After kicking off the disinvestment process for OIL (Oil India Ltd) and NHPC through initial public offers (IPOs), the government is now chalking out plans to dilute 5 per cent stake in NTPC (National thermal Power Corporation). According to top finance ministry officials, the power ministry has already done its due diligence and the proposal is expected to go to the Cabinet soon.
“Once the approval is sought, the company will have to file for a follow-on public offer with the Securities and Exchange Board of India (Sebi) considering the timeline they have in mind for the disinvestment,” the official said. NTPC chairman R S Sharma was not available for comments.
The government currently holds 89.5 per cent stake in the power company and plans to bring it down to 84.5 per cent. As per the current market price of Rs 205.10 per share, the government is expected to rake in as much as Rs 7,500 crore.
“Though there has been an over supply of power sector paper in the market recently and IPOs of NHPC and Adani haven’t done well, NTPC can still command premium valuation. Due to its current low float it will be gobbled up by high quality investors,” said a Mumbai-based infrastructure analyst who did not wish to be named.

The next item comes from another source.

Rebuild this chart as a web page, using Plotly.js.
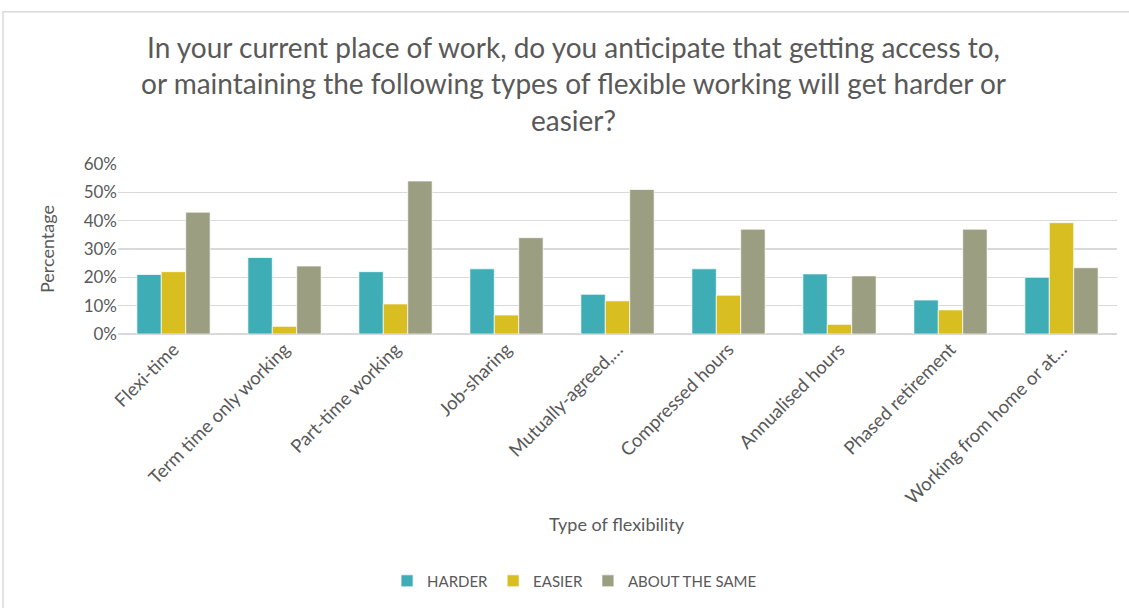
<!DOCTYPE html>
<html>
<head>
<meta charset="utf-8">
<script src="https://cdn.plot.ly/plotly-3.0.1.min.js"></script>
<style>html,body{margin:0;padding:0;background:#fff;}#chart{width:1129px;height:608px;}</style>
</head>
<body>
<div id="chart"></div>
<script>
const categories = ["Flexi-time","Term time only working","Part-time working","Job-sharing","Mutually-agreed,…","Compressed hours","Annualised hours","Phased retirement","Working from home or at…"];
const harder = [0.21,0.27,0.22,0.23,0.14,0.23,0.212,0.12,0.20];
const easier = [0.22,0.027,0.106,0.067,0.117,0.137,0.034,0.085,0.393];
const aboutSame = [0.43,0.24,0.54,0.34,0.51,0.37,0.205,0.37,0.234];
const seriesNames = ["HARDER","EASIER","ABOUT THE SAME"];
const seriesColors = ["#3FADB6","#D8BE21","#9C9E82"];
const yTickVals = [0,0.1,0.2,0.3,0.4,0.5,0.6];
const yTickText = ["0%","10%","20%","30%","40%","50%","60%"];

const FONT = "Lato, 'Open Sans', sans-serif";
const TXT = "#595959";
const data = [harder, easier, aboutSame].map((vals, i) => ({
  type: "bar",
  name: seriesNames[i],
  x: categories,
  y: vals,
  marker: {color: seriesColors[i], line: {color: "rgba(255,255,255,0.7)", width: 1}},
  hoverinfo: "x+y+name"
}));

const layout = {
  width: 1129, height: 608,
  margin: {l: 118, r: 12, t: 164, b: 273},
  paper_bgcolor: "#fff", plot_bgcolor: "#fff",
  font: {family: FONT, color: TXT},
  title: {
    text: "In your current place of work, do you anticipate that getting access to,<br>or maintaining the following types of flexible working will get harder or<br>easier?",
    font: {family: FONT, size: 28, color: TXT},
    x: 0.508, xanchor: "center", y: 0.905, yanchor: "middle"
  },
  barmode: "group",
  bargap: 0.34,
  bargroupgap: 0,
  xaxis: {
    type: "category",
    tickangle: -45,
    tickfont: {family: FONT, size: 18.5, color: TXT},
    showgrid: false, showline: false, ticks: "",
    automargin: false
  },
  yaxis: {
    range: [0, 0.6],
    tickvals: yTickVals, ticktext: yTickText,
    tickfont: {family: FONT, size: 17, color: TXT},
    gridcolor: "#D9D9D9", gridwidth: 1.5,
    zeroline: true, zerolinecolor: "#D9D9D9", zerolinewidth: 1.5,
    showline: false, ticks: "", ticklen: 0,
    automargin: false
  },
  showlegend: true,
  legend: {
    orientation: "h", x: 0.457, xanchor: "center", y: -1.439, yanchor: "middle",
    font: {family: FONT, size: 15, color: TXT},
    itemwidth: 30, traceorder: "normal"
  },
  annotations: [
    {text: "Percentage", xref: "paper", yref: "paper", x: -0.071, y: 0.5, xanchor: "center", yanchor: "middle",
     textangle: -90, showarrow: false, font: {family: FONT, size: 18, color: TXT}},
    {text: "Type of flexibility", xref: "paper", yref: "paper", x: 0.499, y: -1.12, xanchor: "center", yanchor: "middle",
     showarrow: false, font: {family: FONT, size: 18, color: TXT}}
  ],
  shapes: [
    {type: "rect", xref: "paper", yref: "paper", x0: -0.1151, x1: 1.03, y0: -1.7, y1: 1.895,
     line: {color: "#D9D9D9", width: 1.5}, fillcolor: "rgba(0,0,0,0)", layer: "below"}
  ]
};

Plotly.newPlot("chart", data, layout, {displayModeBar: false, staticPlot: true});
</script>
</body>
</html>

The money will help the government shore up funds to the tune of Rs 15,000 crore this fiscal through disinvestment in three companies — OIL, NHPC and NTPC. The Economic Survey for 2009-2010 had suggested a target of Rs 25,000 crore through disinvestment every year. However, no such target has been officially set by the finance ministry with finance minister Pranab Mukherjee stating that disinvestment would be taken up on a case-to-case basis.